Reproduce the lines exactly, beginning with the line that has "What HTML would" and ending with the line that has "</body></html>". Images are left out.

(MATERIAL FOR THIS EXERCISE):
◆ ◆ ◆ ◆
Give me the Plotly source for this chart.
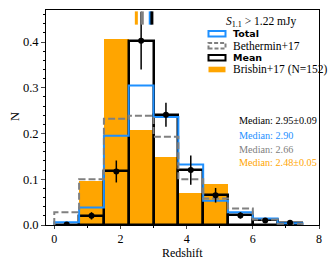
◆ ◆ ◆ ◆
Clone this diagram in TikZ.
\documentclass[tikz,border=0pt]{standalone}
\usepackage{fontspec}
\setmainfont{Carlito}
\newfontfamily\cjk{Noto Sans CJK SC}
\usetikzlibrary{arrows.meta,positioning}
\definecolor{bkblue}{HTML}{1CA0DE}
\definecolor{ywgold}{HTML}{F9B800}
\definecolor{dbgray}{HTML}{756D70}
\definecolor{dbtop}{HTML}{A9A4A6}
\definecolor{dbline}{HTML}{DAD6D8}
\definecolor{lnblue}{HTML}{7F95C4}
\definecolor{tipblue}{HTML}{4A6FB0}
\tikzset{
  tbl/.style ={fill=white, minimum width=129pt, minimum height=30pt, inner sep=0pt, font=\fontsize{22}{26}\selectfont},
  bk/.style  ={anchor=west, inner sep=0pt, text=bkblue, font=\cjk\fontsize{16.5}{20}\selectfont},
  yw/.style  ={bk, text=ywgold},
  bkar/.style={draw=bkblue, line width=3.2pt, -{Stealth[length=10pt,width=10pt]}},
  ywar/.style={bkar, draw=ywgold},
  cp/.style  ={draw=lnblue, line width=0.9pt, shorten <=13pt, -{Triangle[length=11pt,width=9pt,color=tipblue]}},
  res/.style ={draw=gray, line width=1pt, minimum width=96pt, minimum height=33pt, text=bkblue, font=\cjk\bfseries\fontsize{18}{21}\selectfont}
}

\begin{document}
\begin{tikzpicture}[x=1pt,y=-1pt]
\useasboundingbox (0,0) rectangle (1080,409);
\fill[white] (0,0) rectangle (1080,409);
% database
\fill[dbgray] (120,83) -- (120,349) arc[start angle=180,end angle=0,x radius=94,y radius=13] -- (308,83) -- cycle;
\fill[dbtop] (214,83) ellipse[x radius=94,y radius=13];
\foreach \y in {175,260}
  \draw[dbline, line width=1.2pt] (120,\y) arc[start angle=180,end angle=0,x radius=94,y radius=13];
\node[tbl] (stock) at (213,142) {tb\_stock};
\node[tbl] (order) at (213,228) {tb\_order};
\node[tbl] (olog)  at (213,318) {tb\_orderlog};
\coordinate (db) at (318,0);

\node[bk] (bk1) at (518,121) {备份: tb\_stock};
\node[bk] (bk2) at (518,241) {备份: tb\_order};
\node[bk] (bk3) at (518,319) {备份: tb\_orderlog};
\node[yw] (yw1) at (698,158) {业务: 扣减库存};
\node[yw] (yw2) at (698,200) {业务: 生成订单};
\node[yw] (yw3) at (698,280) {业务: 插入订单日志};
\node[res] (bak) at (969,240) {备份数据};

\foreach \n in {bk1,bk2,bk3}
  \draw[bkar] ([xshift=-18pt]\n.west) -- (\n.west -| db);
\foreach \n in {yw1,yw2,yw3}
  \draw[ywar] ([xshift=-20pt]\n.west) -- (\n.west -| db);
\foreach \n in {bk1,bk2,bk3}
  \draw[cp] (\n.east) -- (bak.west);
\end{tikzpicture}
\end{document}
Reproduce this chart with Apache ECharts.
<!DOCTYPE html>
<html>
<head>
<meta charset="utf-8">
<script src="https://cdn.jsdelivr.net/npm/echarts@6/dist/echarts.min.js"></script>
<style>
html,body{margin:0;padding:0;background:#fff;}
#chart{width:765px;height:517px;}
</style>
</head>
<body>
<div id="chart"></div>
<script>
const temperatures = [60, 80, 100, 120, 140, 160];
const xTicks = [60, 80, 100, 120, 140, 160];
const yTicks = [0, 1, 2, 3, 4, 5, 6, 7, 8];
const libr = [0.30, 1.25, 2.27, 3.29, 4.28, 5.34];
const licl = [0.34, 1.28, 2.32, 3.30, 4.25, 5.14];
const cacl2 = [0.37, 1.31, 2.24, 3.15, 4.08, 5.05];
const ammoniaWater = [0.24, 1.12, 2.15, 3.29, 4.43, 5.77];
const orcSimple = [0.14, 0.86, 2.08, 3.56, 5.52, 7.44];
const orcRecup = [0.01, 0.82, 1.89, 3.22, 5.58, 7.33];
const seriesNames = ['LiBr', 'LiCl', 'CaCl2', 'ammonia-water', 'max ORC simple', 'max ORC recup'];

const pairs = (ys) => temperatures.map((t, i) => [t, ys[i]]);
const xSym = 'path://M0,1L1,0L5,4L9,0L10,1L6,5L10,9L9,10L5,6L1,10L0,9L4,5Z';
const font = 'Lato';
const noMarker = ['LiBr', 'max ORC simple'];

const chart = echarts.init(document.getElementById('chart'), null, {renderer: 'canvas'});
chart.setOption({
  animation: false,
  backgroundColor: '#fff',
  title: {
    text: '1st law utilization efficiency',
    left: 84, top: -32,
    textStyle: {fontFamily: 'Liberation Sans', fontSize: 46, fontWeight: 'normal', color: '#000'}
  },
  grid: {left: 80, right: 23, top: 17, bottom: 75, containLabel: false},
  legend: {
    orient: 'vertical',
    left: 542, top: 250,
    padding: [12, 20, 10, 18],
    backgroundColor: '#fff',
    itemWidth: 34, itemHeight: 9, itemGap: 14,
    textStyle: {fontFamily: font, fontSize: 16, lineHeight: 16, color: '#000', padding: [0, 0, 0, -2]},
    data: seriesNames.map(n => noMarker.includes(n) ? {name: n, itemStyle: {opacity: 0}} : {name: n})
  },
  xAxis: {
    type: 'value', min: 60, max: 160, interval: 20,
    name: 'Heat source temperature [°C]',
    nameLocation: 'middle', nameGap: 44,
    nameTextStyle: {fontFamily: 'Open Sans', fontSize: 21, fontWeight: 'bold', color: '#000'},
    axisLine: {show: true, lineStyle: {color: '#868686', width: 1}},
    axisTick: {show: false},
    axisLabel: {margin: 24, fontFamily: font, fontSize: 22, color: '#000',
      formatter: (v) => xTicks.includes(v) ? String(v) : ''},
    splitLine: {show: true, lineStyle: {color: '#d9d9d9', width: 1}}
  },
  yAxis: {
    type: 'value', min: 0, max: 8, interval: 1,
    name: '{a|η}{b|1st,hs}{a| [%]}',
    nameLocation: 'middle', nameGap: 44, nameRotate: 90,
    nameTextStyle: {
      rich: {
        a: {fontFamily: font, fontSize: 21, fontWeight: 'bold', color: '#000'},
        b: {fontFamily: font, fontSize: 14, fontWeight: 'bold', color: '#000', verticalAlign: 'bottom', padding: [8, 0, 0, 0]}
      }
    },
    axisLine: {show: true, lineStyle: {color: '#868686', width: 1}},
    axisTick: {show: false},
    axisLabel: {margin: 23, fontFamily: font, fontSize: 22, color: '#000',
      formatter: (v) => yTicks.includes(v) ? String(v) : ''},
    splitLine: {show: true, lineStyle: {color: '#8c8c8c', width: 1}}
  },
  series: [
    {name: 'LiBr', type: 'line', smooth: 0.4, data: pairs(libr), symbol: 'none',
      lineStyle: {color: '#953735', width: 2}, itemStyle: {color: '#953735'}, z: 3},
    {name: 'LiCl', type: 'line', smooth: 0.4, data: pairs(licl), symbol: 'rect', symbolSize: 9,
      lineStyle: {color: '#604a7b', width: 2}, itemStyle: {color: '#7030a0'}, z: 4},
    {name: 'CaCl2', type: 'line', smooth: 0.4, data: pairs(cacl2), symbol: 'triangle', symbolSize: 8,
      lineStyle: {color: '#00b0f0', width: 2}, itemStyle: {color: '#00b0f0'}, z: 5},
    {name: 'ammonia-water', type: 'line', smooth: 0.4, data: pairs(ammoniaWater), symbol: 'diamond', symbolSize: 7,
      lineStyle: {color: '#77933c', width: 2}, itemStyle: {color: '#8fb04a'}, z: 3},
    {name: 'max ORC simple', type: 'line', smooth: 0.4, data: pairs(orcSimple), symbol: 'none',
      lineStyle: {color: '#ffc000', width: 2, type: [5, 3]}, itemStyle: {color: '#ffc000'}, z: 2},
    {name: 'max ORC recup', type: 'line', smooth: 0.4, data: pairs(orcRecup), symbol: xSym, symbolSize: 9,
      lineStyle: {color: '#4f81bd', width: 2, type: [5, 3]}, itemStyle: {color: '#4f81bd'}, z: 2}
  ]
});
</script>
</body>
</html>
◆ ◆ ◆ ◆
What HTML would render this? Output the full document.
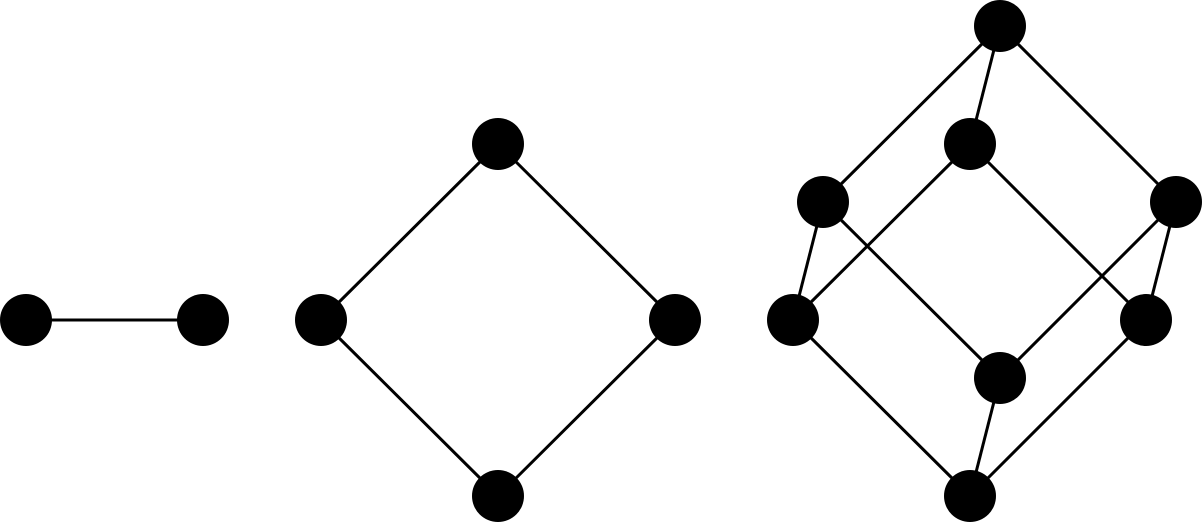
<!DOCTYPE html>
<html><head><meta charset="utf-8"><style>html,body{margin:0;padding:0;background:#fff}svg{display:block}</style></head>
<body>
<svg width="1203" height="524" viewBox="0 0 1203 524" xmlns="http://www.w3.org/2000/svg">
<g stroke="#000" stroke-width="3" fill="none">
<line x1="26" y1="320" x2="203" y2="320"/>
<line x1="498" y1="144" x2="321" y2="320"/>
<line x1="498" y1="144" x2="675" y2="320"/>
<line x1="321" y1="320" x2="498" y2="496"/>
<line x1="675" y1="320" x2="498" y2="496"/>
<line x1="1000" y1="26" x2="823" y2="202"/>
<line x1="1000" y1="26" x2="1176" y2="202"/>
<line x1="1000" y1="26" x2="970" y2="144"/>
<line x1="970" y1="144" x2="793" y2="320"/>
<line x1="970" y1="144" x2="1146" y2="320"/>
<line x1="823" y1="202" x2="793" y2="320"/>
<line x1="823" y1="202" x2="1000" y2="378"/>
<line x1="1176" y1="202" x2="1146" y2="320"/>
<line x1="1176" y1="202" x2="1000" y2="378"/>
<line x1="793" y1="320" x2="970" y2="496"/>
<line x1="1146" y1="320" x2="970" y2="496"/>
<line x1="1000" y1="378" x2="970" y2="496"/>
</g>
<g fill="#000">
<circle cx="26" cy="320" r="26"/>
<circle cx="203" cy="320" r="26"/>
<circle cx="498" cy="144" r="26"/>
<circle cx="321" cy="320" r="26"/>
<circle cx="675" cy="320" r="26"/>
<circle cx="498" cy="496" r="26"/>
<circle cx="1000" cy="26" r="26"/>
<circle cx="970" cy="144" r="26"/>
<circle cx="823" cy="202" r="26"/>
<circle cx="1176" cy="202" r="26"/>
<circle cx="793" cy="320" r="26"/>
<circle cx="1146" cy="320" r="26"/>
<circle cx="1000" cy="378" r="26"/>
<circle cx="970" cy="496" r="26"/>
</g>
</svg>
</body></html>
◆ ◆ ◆ ◆
(SOLUTION TO THIS PROBLEM):
What HTML would render this? Output the full document.
<!DOCTYPE html>
<html><head><meta charset="utf-8"><style>html,body{margin:0;padding:0;background:#fff}svg{display:block}</style></head>
<body>
<svg width="1203" height="524" viewBox="0 0 1203 524" xmlns="http://www.w3.org/2000/svg">
<g stroke="#000" stroke-width="3" fill="none">
<line x1="26" y1="320" x2="203" y2="320"/>
<line x1="498" y1="144" x2="321" y2="320"/>
<line x1="498" y1="144" x2="675" y2="320"/>
<line x1="321" y1="320" x2="498" y2="496"/>
<line x1="675" y1="320" x2="498" y2="496"/>
<line x1="1000" y1="26" x2="823" y2="202"/>
<line x1="1000" y1="26" x2="1176" y2="202"/>
<line x1="1000" y1="26" x2="970" y2="144"/>
<line x1="970" y1="144" x2="793" y2="320"/>
<line x1="970" y1="144" x2="1146" y2="320"/>
<line x1="823" y1="202" x2="793" y2="320"/>
<line x1="823" y1="202" x2="1000" y2="378"/>
<line x1="1176" y1="202" x2="1146" y2="320"/>
<line x1="1176" y1="202" x2="1000" y2="378"/>
<line x1="793" y1="320" x2="970" y2="496"/>
<line x1="1146" y1="320" x2="970" y2="496"/>
<line x1="1000" y1="378" x2="970" y2="496"/>
</g>
<g fill="#000">
<circle cx="26" cy="320" r="26"/>
<circle cx="203" cy="320" r="26"/>
<circle cx="498" cy="144" r="26"/>
<circle cx="321" cy="320" r="26"/>
<circle cx="675" cy="320" r="26"/>
<circle cx="498" cy="496" r="26"/>
<circle cx="1000" cy="26" r="26"/>
<circle cx="970" cy="144" r="26"/>
<circle cx="823" cy="202" r="26"/>
<circle cx="1176" cy="202" r="26"/>
<circle cx="793" cy="320" r="26"/>
<circle cx="1146" cy="320" r="26"/>
<circle cx="1000" cy="378" r="26"/>
<circle cx="970" cy="496" r="26"/>
</g>
</svg>
</body></html>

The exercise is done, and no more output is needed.